July 7 (Bloomberg) -- German industrial output dropped for a third month in May amid signs Europe’s largest economy is taking a breather.
Production, adjusted for seasonal swings, fell 1.8 percent from April, when it declined a revised 0.3 percent, the Economy Ministry in Berlin said today. Economists forecast output to remain unchanged, according to the median of 35 estimates in a Bloomberg News survey. Production rose 1.3 percent in May from the previous year when adjusted for working days.
While Germany’s economic trend points “upward significantly,” growth probably slowed in the three months through June, the Bundesbank has said. Factory orders fell more than economists expected in May, Ifo business confidence dropped to a six-month low in June, and unemployment rose for a second month.

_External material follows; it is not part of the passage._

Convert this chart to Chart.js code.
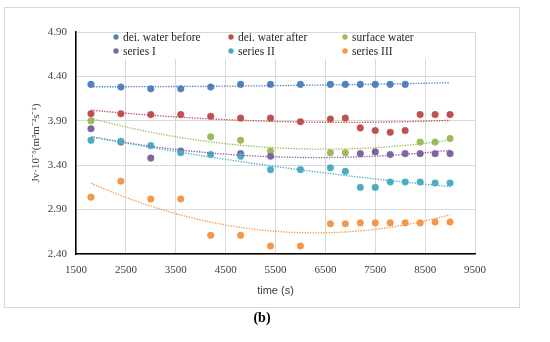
<!DOCTYPE html>
<html>
<head>
<meta charset="utf-8">
<script src="https://cdn.jsdelivr.net/npm/chart.js@4.4.0/dist/chart.umd.min.js"></script>
<style>
  html, body { margin: 0; padding: 0; background: #fff; }
  #wrap { position: relative; width: 550px; height: 342px; }
</style>
</head>
<body>
<div id="wrap"><canvas id="chart" width="550" height="342"></canvas></div>
<script>
"use strict";

// time points (s) shared by all series
const times = [1800, 2400, 3000, 3600, 4200, 4800, 5400, 6000, 6600, 6900, 7200, 7500, 7800, 8100, 8400, 8700, 9000];

// Jv values, null = no marker
const deiBefore = [4.31, 4.28, 4.26, 4.26, 4.28, 4.31, 4.31, 4.31, 4.31, 4.31, 4.31, 4.31, 4.31, 4.31, null, null, null];
const deiAfter = [3.98, 3.98, 3.97, 3.97, 3.95, 3.93, 3.93, 3.89, 3.92, 3.93, 3.82, 3.79, 3.77, 3.79, 3.97, 3.97, 3.97];
const surfaceWater = [3.90, null, null, null, 3.72, 3.68, 3.56, null, 3.54, 3.54, null, null, null, null, 3.66, 3.66, 3.70];
const seriesI = [3.81, 3.66, 3.48, 3.56, null, 3.53, 3.50, null, null, null, 3.53, 3.55, 3.52, 3.53, 3.53, 3.53, 3.53];
const seriesII = [3.68, 3.67, 3.62, 3.54, 3.52, 3.50, 3.35, 3.35, 3.37, 3.33, 3.15, 3.15, 3.21, 3.21, 3.21, 3.20, 3.20];
const seriesIII = [3.04, 3.22, 3.02, 3.02, 2.61, 2.61, 2.49, 2.49, 2.74, 2.74, 2.75, 2.75, 2.75, 2.75, 2.75, 2.76, 2.76];

const seriesNames = ['dei. water before', 'dei. water after', 'surface water', 'series I', 'series II', 'series III'];
const seriesValues = [deiBefore, deiAfter, surfaceWater, seriesI, seriesII, seriesIII];
const seriesColors = ['#4F81BD', '#C0504D', '#9BBB59', '#8064A2', '#4BACC6', '#F79646'];

const yTicks = [2.40, 2.90, 3.40, 3.90, 4.40, 4.90];
const xTicks = [1500, 2500, 3500, 4500, 5500, 6500, 7500, 8500, 9500];

// turn a value list into {x, y} points
function toPoints(vals) {
  const pts = [];
  vals.forEach((v, i) => { if (v !== null) pts.push({x: times[i], y: v}); });
  return pts;
}

// 2nd order polynomial trendline, like excel does it
function quadFit(pts) {
  const s = [0, 0, 0, 0, 0], t = [0, 0, 0];
  pts.forEach(p => {
    const x = p.x / 1000;
    for (let k = 0; k < 5; k++) s[k] += Math.pow(x, k);
    for (let k = 0; k < 3; k++) t[k] += p.y * Math.pow(x, k);
  });
  const m = [[s[0], s[1], s[2], t[0]], [s[1], s[2], s[3], t[1]], [s[2], s[3], s[4], t[2]]];
  for (let c = 0; c < 3; c++) {
    for (let r = c + 1; r < 3; r++) {
      const f = m[r][c] / m[c][c];
      for (let k = c; k < 4; k++) m[r][k] -= f * m[c][k];
    }
  }
  const a = [0, 0, 0];
  for (let r = 2; r >= 0; r--) {
    let v = m[r][3];
    for (let k = r + 1; k < 3; k++) v -= m[r][k] * a[k];
    a[r] = v / m[r][r];
  }
  return x => a[0] + a[1] * (x / 1000) + a[2] * (x / 1000) * (x / 1000);
}

const datasets = [];
seriesValues.forEach((vals, i) => {
  const pts = toPoints(vals);
  datasets.push({
    label: seriesNames[i],
    data: pts,
    showLine: false,
    pointRadius: 3.3,
    pointBorderWidth: 0.5,
    pointBackgroundColor: seriesColors[i],
    pointBorderColor: seriesColors[i],
    order: 20 - i
  });
  const f = quadFit(pts);
  const trend = [];
  for (let x = times[0]; x <= times[times.length - 1]; x += 100) trend.push({x: x, y: f(x)});
  datasets.push({
    label: 'trend ' + seriesNames[i],
    data: trend,
    showLine: true,
    pointRadius: 0,
    borderColor: seriesColors[i],
    borderWidth: 1.33,
    borderDash: [1.33, 1.33],
    tension: 0,
    order: 10 - i
  });
});

// legend sits inside the plot, two rows of three, white box over the grid
const insideLegend = {
  id: 'insideLegend',
  afterDraw(chart) {
    const ctx = chart.ctx;
    ctx.save();
    ctx.fillStyle = '#fff';
    ctx.fillRect(chart.chartArea.left + 1, chart.chartArea.top + 1, chart.chartArea.width - 8, 26);
    const cols = [116, 231, 345];
    const rows = [37, 51];
    ctx.font = '11.5px "Liberation Serif", serif';
    ctx.textBaseline = 'middle';
    seriesNames.forEach((name, i) => {
      const x = cols[i % 3], y = rows[Math.floor(i / 3)];
      ctx.beginPath();
      ctx.arc(x, y, 2.7, 0, Math.PI * 2);
      ctx.fillStyle = seriesColors[i];
      ctx.fill();
      ctx.fillStyle = '#262626';
      ctx.fillText(name, x + 7, y + 0.5);
    });
    // frame round the chart and the panel letter
    ctx.strokeStyle = '#d9d9d9';
    ctx.lineWidth = 1;
    ctx.strokeRect(4.5, 7.5, 515, 300);
    ctx.fillStyle = '#000';
    ctx.font = 'bold 14px "Liberation Serif", serif';
    ctx.textAlign = 'center';
    ctx.fillText('(b)', 262, 318);
    ctx.restore();
  }
};

const chart = new Chart(document.getElementById('chart'), {
  type: 'scatter',
  data: {datasets: datasets},
  plugins: [insideLegend],
  options: {
    responsive: false,
    animation: false,
    devicePixelRatio: 1,
    layout: {padding: {left: 28, top: 32, right: 75, bottom: 44}},
    plugins: {
      legend: {display: false},
      tooltip: {enabled: false}
    },
    scales: {
      x: {
        type: 'linear',
        min: xTicks[0],
        max: xTicks[xTicks.length - 1],
        afterFit: s => { s.height = 44; },
        afterBuildTicks: s => { s.ticks = xTicks.map(v => ({value: v})); },
        ticks: {
          padding: 10,
          color: '#404040',
          font: {family: '"Liberation Serif", serif', size: 11},
          callback: v => String(v)
        },
        grid: {color: '#d9d9d9', drawTicks: false},
        border: {color: '#000', width: 1.5},
        title: {
          display: true,
          text: 'time (s)',
          color: '#404040',
          padding: {top: 2, bottom: 0},
          font: {family: '"Liberation Sans", sans-serif', size: 11}
        }
      },
      y: {
        type: 'linear',
        min: yTicks[0],
        max: yTicks[yTicks.length - 1],
        afterFit: s => { s.width = 48; },
        afterBuildTicks: s => { s.ticks = yTicks.map(v => ({value: v})); },
        ticks: {
          padding: 9,
          color: '#404040',
          font: {family: '"Liberation Serif", serif', size: 11},
          callback: v => Number(v).toFixed(2)
        },
        grid: {color: '#d9d9d9', drawTicks: false},
        border: {color: '#000', width: 1.5},
        title: {
          display: true,
          text: 'Jv·10⁻⁶(m³m⁻²s⁻¹)',
          color: '#404040',
          padding: {top: 2, bottom: 0},
          font: {family: '"Liberation Serif", serif', size: 11}
        }
      }
    }
  }
});
</script>
</body>
</html>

“There was a little dent in the second quarter,” said Jens-Oliver Niklasch, a fixed-income strategist at Landesbank Baden-Wuerttemberg in Stuttgart. “But generally speaking, the German economy is in quite good shape and there’s no reason for concern as growth rates will remain solid.”
Manufacturing fell 1.6 percent, with intermediate-goods production dropping 3 percent and consumer-goods output down 3.5 percent, today’s report showed. Investment-goods production rose 0.3 percent and energy output was up 1 percent, while construction slumped 4.9 percent.
The economy ministry said the decline in output was primarily due to the timing of the May 1 holiday and should only be temporary.
“Sentiment indicators and the overall economic fundamentals suggest the upswing in industrial production will continue in the course of the year after a weaker second quarter,” the ministry said in a statement.
While Germany remains the driving force for the euro-area’s yet-lackluster recovery, recent data suggest that tensions between Russia and Ukraine are weighing on confidence and business prospects. Investor confidence as measured by the ZEW research institute dropped for a sixth month in June to the lowest level since December 2012.
The 18-nation euro-area economy grew just 0.2 percent at the beginning of the year, compared with an expansion of 0.8 percent in Germany, and the European Central Bank has warned that a prolonged period of low inflation could hamper the recovery.
Policy makers left interest rates unchanged last week and unveiled details of a new lending program aimed at boosting credit supply. Last month, they cut the benchmark rate to a record-low 0.15 percent, took the deposit rate below zero and said they’d intensify work on a purchase plan for asset-backed securities.